Given instruction — Exactly the lines from the first line of the records to the line holding "pf_temp_err = [0.5, 1, 1.5, 0, 0.5, 4, 0.5]" should be duplicated, and nothing more; pictures stay out.

(Rows from a dataset of charts and code)
>>>

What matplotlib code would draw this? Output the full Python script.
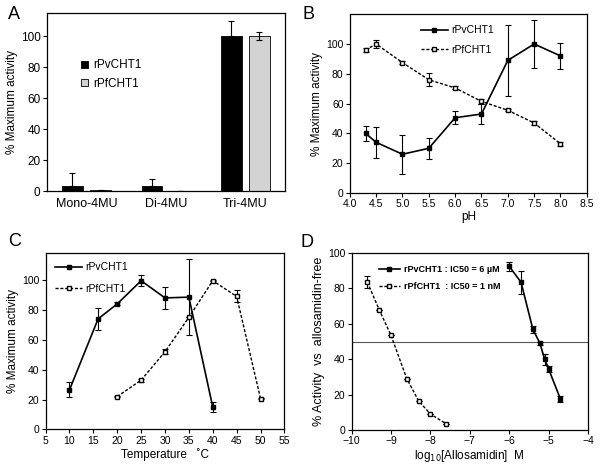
import matplotlib
matplotlib.use("Agg")
import matplotlib.pyplot as plt
from matplotlib.lines import Line2D
import numpy as np

plt.rcParams['font.family'] = ['Liberation Sans', 'DejaVu Sans']

# Panel A: substrate specificity
substrates = ['Mono-4MU', 'Di-4MU', 'Tri-4MU']
pv_sub = [3, 3, 100]
pv_sub_err = [9, 5, 10]
pf_sub = [0.5, 0, 100]
pf_sub_err = [0, 0, 2.5]

# Panel B: pH profile
ph = [4.3, 4.5, 5.0, 5.5, 6.0, 6.5, 7.0, 7.5, 8.0]
pv_ph = [40, 34, 26, 30, 50.5, 53, 89, 100, 92]
pv_ph_err = [5, 10.5, 13, 7, 4.5, 7, 24, 16, 8.5]
pf_ph = [96, 100, 87.5, 76, 70.5, 61.5, 55.5, 47, 33]
pf_ph_err = [1.5, 3, 1, 4.5, 1, 1.5, 0.8, 1.2, 1.5]

# Panel C: temperature profile
temp_pv = [10, 16, 20, 25, 30, 35, 40]
pv_temp = [26.5, 74, 84, 99.5, 88, 88.5, 15]
pv_temp_err = [5, 7.5, 1, 3.5, 7.5, 25.5, 3.3]
temp_pf = [20, 25, 30, 35, 40, 45, 50]
pf_temp = [22, 33, 52, 75, 99.5, 89, 20.7]
pf_temp_err = [0.5, 1, 1.5, 0, 0.5, 4, 0.5]

# Panel D: allosamidin inhibition
conc_pv = [-6.0, -5.7, -5.4, -5.22, -5.1, -5.0, -4.7]
pv_inh = [92.5, 83.5, 57, 49, 40, 34.5, 17.5]
pv_inh_err = [2.5, 6.5, 2, 1, 3, 1.5, 1.5]
conc_pf = [-9.6, -9.3, -9.0, -8.6, -8.3, -8.0, -7.6]
pf_inh = [83.5, 68, 53.5, 29, 16.5, 9, 3.5]
pf_inh_err = [3.5, 0, 0, 0, 0, 0, 0]

fig = plt.figure(figsize=(6, 4.73), dpi=100)
axA = fig.add_axes([0.078, 0.596, 0.397, 0.3765])
axB = fig.add_axes([0.583, 0.592, 0.395, 0.378])
axC = fig.add_axes([0.076, 0.092, 0.398, 0.373])
axD = fig.add_axes([0.586, 0.091, 0.394, 0.374])

dash = (0, (2.2, 1.3))
ekw = dict(elinewidth=0.8, capsize=2, capthick=0.8)


def handles(lab1, lab2):
    h1 = Line2D([], [], color='black', lw=1.2, marker='s', ms=3, mfc='black', label=lab1)
    h2 = Line2D([], [], color='black', lw=1.0, ls=dash, marker='s', ms=3, mfc='white', label=lab2)
    return [h1, h2]


for ax in (axA, axB, axC, axD):
    for s in ax.spines.values():
        s.set_linewidth(0.9)
    ax.tick_params(direction='out', length=3, width=0.8, labelsize=7.5, pad=1.5)

# A
x = np.arange(len(substrates))
w = 0.26
off = 0.177
axA.bar(x - off, pv_sub, w, color='black', edgecolor='black', linewidth=0.6,
        yerr=[np.zeros(3), pv_sub_err], error_kw=ekw, label='rPvCHT1')
axA.bar(x + off, pf_sub, w, color='#d3d3d3', edgecolor='black', linewidth=0.6,
        yerr=pf_sub_err, error_kw=ekw, label='rPfCHT1')
axA.set_xlim(-0.5, 2.5)
axA.set_ylim(0, 115)
axA.set_yticks(range(0, 101, 20))
axA.set_xticks(x)
axA.set_xticklabels(substrates, fontsize=9)
axA.tick_params(axis='x', length=0, pad=5)
axA.tick_params(axis='y', labelsize=8.5)
axA.set_ylabel('% Maximum activity', fontsize=8.5, labelpad=2)
axA.legend(loc='upper left', bbox_to_anchor=(0.1, 0.8), frameon=False, fontsize=8.5,
           handlelength=0.55, handleheight=0.55, handletextpad=0.5, labelspacing=0.55)

# B
axB.errorbar(ph, pv_ph, yerr=pv_ph_err, color='black', lw=1.2, marker='s', ms=3,
             mfc='black', **ekw)
axB.errorbar(ph, pf_ph, yerr=pf_ph_err, color='black', lw=1.0, ls=dash, marker='s', ms=3,
             mfc='white', **ekw)
axB.set_xlim(4.0, 8.5)
axB.set_ylim(0, 120)
axB.set_xticks(np.arange(4.0, 8.51, 0.5))
axB.set_xticklabels(['%.1f' % v for v in np.arange(4.0, 8.51, 0.5)])
axB.set_yticks(range(0, 101, 20))
axB.set_xlabel('pH', fontsize=8.5, labelpad=1)
axB.set_ylabel('% Maximum activity', fontsize=8.5, labelpad=2)
axB.legend(handles=handles('rPvCHT1', 'rPfCHT1'), loc='upper left',
           bbox_to_anchor=(0.26, 0.99), frameon=False, fontsize=7.5,
           handlelength=2.6, handletextpad=0.3, labelspacing=0.9)

# C
axC.errorbar(temp_pv, pv_temp, yerr=pv_temp_err, color='black', lw=1.2, marker='s', ms=3,
             mfc='black', **ekw)
axC.errorbar(temp_pf, pf_temp, yerr=pf_temp_err, color='black', lw=1.0, ls=dash, marker='s', ms=3,
             mfc='white', **ekw)
axC.set_xlim(5, 55)
axC.set_ylim(0, 118)
axC.set_xticks(range(5, 56, 5))
axC.set_yticks(range(0, 101, 20))
axC.set_xlabel('Temperature   \u02daC', fontsize=8.5, labelpad=2)
axC.set_ylabel('% Maximum activity', fontsize=8.5, labelpad=2)
axC.legend(handles=handles('rPvCHT1', 'rPfCHT1'), loc='upper left',
           bbox_to_anchor=(0.0, 1.0), frameon=False, fontsize=7.5,
           handlelength=2.6, handletextpad=0.3, labelspacing=1.1)

# D
axD.axhline(50, color='#555555', lw=0.8)
axD.errorbar(conc_pv, pv_inh, yerr=pv_inh_err, color='black', lw=1.2, marker='s', ms=3,
             mfc='black', **ekw)
axD.errorbar(conc_pf, pf_inh, yerr=pf_inh_err, color='black', lw=1.0, ls=dash, marker='s', ms=3,
             mfc='white', **ekw)
axD.set_xlim(-10, -4)
axD.set_ylim(0, 100)
axD.set_xticks(range(-10, -3))
axD.set_yticks(range(0, 101, 20))
axD.set_xlabel(r'log$_{10}$[Allosamidin]  M', fontsize=8.5, labelpad=1)
axD.set_ylabel('% Activity  vs  allosamidin-free', fontsize=9, labelpad=2)
axD.legend(handles=handles('rPvCHT1 : IC50 = 6 \u00b5M', 'rPfCHT1  : IC50 = 1 nM'),
           loc='upper left', bbox_to_anchor=(0.08, 0.98), frameon=False,
           prop=dict(size=6.5, weight='bold'),
           handlelength=2.4, handletextpad=0.4, labelspacing=0.9)

# panel letters
for lab, (px, py) in zip('ABCD', [(8, 19), (302, 19), (8, 246), (301, 247)]):
    fig.text(px / 600, 1 - py / 473, lab, fontsize=13, ha='left', va='baseline')

fig.savefig('out.png', dpi=100)
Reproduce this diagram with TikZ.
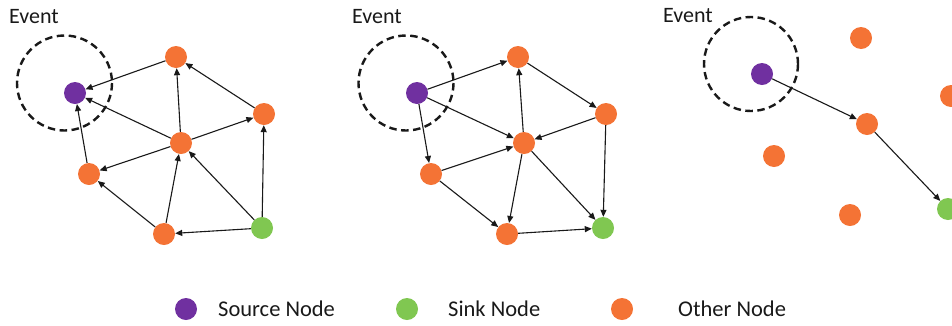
\documentclass[tikz,border=0pt]{standalone}
\usepackage{fontspec}
\setmainfont{Carlito}
\usetikzlibrary{arrows.meta}

\definecolor{srcpurple}{HTML}{7030A0}
\definecolor{sinkgreen}{HTML}{80C751}
\definecolor{otherorange}{HTML}{F47335}

\tikzset{
  dot/.style={circle, inner sep=0pt, minimum size=22pt},
  src/.style={dot, fill=srcpurple},
  sink/.style={dot, fill=sinkgreen},
  other/.style={dot, fill=otherorange},
  link/.style={-{Triangle[length=7pt,width=6pt]}, line width=1.1pt, black!90},
  zone/.style={draw=black!90, line width=2.4pt, dash pattern=on 7.5pt off 4.5pt},
  eventlabel/.style={font=\fontsize{22}{26}\selectfont, text=black!90, inner sep=0pt},
  legendlabel/.style={font=\fontsize{22.5}{26}\selectfont, text=black!90, inner sep=0pt, anchor=west},
}

\begin{document}
\begin{tikzpicture}[x=1pt, y=-1pt]
\useasboundingbox (0,0) rectangle (952,325);
\clip (0,0) rectangle (952,325);

% ---- left network: flooding towards the source ----
\node[eventlabel] (ev1) at (34,17) {Event};
\node[src]   (s1) at (75,93) {};
\node[other] (a1) at (176,57) {};
\node[other] (b1) at (264,114) {};
\node[other] (c1) at (181,143) {};
\node[other] (d1) at (89,174) {};
\node[other] (e1) at (164,234) {};
\node[sink]  (g1) at (262,228) {};
\draw[zone] (64.5,83) circle (47.5);
\draw[link] (a1) -- (s1);
\draw[link] (c1) -- (s1);
\draw[link] (d1) -- (s1);
\draw[link] (c1) -- (a1);
\draw[link] (b1) -- (a1);
\draw[link] (c1) -- (b1);
\draw[link] (c1) -- (d1);
\draw[link] (e1) -- (d1);
\draw[link] (e1) -- (c1);
\draw[link] (g1) -- (c1);
\draw[link] (g1) -- (e1);
\draw[link] (g1) -- (b1);

% ---- middle network: flooding from the source ----
\node[eventlabel] (ev2) at (377,17) {Event};
\node[src]   (s2) at (417,93) {};
\node[other] (a2) at (518,57) {};
\node[other] (b2) at (606,114) {};
\node[other] (c2) at (524,143) {};
\node[other] (d2) at (431,174) {};
\node[other] (e2) at (507,234) {};
\node[sink]  (g2) at (603,228) {};
\draw[zone] (406,83) circle (47.5);
\draw[link] (s2) -- (a2);
\draw[link] (s2) -- (c2);
\draw[link] (s2) -- (d2);
\draw[link] (a2) -- (b2);
\draw[link] (b2) -- (c2);
\draw[link] (c2) -- (a2);
\draw[link] (d2) -- (c2);
\draw[link] (d2) -- (e2);
\draw[link] (c2) -- (e2);
\draw[link] (c2) -- (g2);
\draw[link] (b2) -- (g2);
\draw[link] (e2) -- (g2);

% ---- right network: single routed path ----
\node[eventlabel] (ev3) at (688,16) {Event};
\node[src]   (s3) at (762,74) {};
\node[other] (o31) at (861,38) {};
\node[other] (o32) at (951,96) {};
\node[other] (o33) at (867,124) {};
\node[other] (o34) at (774,156) {};
\node[other] (o35) at (850,215) {};
\node[sink]  (g3) at (948,209) {};
\draw[zone] (751,64) circle (47);
\draw[link] (s3) -- (o33);
\draw[link] (o33) -- (g3);

% ---- legend ----
\node[src]   (ls) at (186,309) {};
\node[legendlabel] (lst) at (218,309) {Source Node};
\node[sink]  (lg) at (407,309) {};
\node[legendlabel] (lgt) at (448,309) {Sink Node};
\node[other] (lo) at (622,309) {};
\node[legendlabel] (lot) at (678,309) {Other Node};
\end{tikzpicture}
\end{document}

<<<

Reply —
What matplotlib code would draw this? Output the full Python script.
import matplotlib
matplotlib.use("Agg")
import matplotlib.pyplot as plt
from matplotlib.lines import Line2D
import numpy as np

plt.rcParams['font.family'] = ['Liberation Sans', 'DejaVu Sans']

# Panel A: substrate specificity
substrates = ['Mono-4MU', 'Di-4MU', 'Tri-4MU']
pv_sub = [3, 3, 100]
pv_sub_err = [9, 5, 10]
pf_sub = [0.5, 0, 100]
pf_sub_err = [0, 0, 2.5]

# Panel B: pH profile
ph = [4.3, 4.5, 5.0, 5.5, 6.0, 6.5, 7.0, 7.5, 8.0]
pv_ph = [40, 34, 26, 30, 50.5, 53, 89, 100, 92]
pv_ph_err = [5, 10.5, 13, 7, 4.5, 7, 24, 16, 8.5]
pf_ph = [96, 100, 87.5, 76, 70.5, 61.5, 55.5, 47, 33]
pf_ph_err = [1.5, 3, 1, 4.5, 1, 1.5, 0.8, 1.2, 1.5]

# Panel C: temperature profile
temp_pv = [10, 16, 20, 25, 30, 35, 40]
pv_temp = [26.5, 74, 84, 99.5, 88, 88.5, 15]
pv_temp_err = [5, 7.5, 1, 3.5, 7.5, 25.5, 3.3]
temp_pf = [20, 25, 30, 35, 40, 45, 50]
pf_temp = [22, 33, 52, 75, 99.5, 89, 20.7]
pf_temp_err = [0.5, 1, 1.5, 0, 0.5, 4, 0.5]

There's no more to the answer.